Background: Drug development requires a lot of money and time, and the outcome of the challenge is unknown. So, there is an urgent need for researchers to find a new approach that can reduce costs. Therefore, the identification of drug-target interactions (DTIs) has been a critical step in the early stages of drug discovery. These computational methods aim to narrow the search space for novel DTIs and to elucidate the functional background of drugs. Most of the methods developed so far use binary classification to predict the presence or absence of interactions between the drug and the target. However, it is more informative but also more challenging to predict the strength of the binding between a drug and its target. If the strength is not strong enough, such a DTI may not be useful. Hence, the development of methods to predict drug-target affinity (DTA) is of significant importance
Method: We have improved the GraphDTA model from a dual-channel model to a triple-channel model. We interpreted the target/protein sequences as time series and extracted their features using the LSTM network. For the drug, we considered both the molecular structure and the local chemical background, retaining the four variant networks used in GraphDTA to extract the topological features of the drug and capturing the local chemical background of the atoms in the drug by using BiGRU. Thus, we obtained the latent features of the target and two latent features of the drug. The connection of these three feature vectors is then inputted into a 2 layer FC network, and a valuable binding affinity is the output.

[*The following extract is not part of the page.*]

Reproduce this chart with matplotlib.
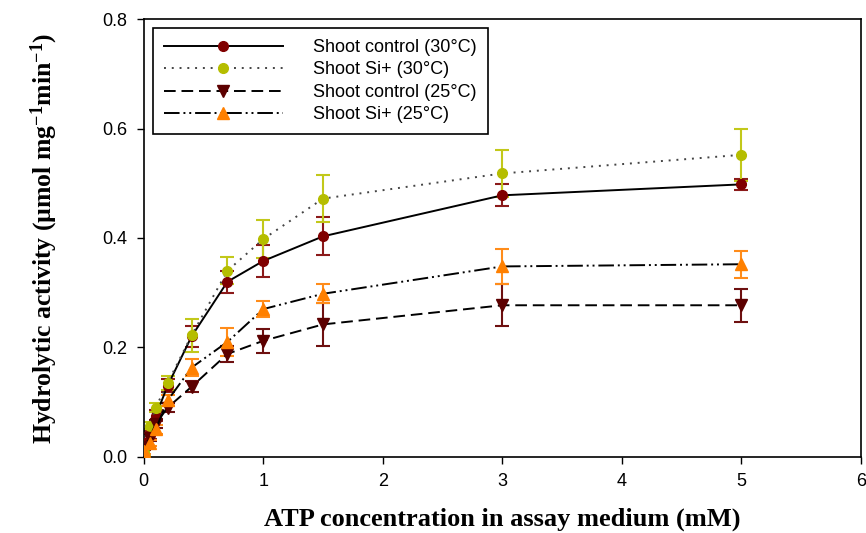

Result: We used the Davis and Kiba datasets, using 80% of the data for training and 20% of the data for validation. Our model showed better performance when compared with the experimental results of GraphDTA
Conclusion: In this paper, we altered the GraphDTA model to predict drug-target affinity. It represents the drug as a graph and extracts the two-dimensional drug information using a graph convolutional neural network. Simultaneously, the drug and protein targets are represented as a word vector, and the convolutional neural network is used to extract the time-series information of the drug and the target. We demonstrate that our improved method has better performance than the original method. In particular, our model has better performance in the evaluation of benchmark databases.
Keywords: Drug repurposing, drug-target affinity, SMILES, BiGRU, LSTM, proteins.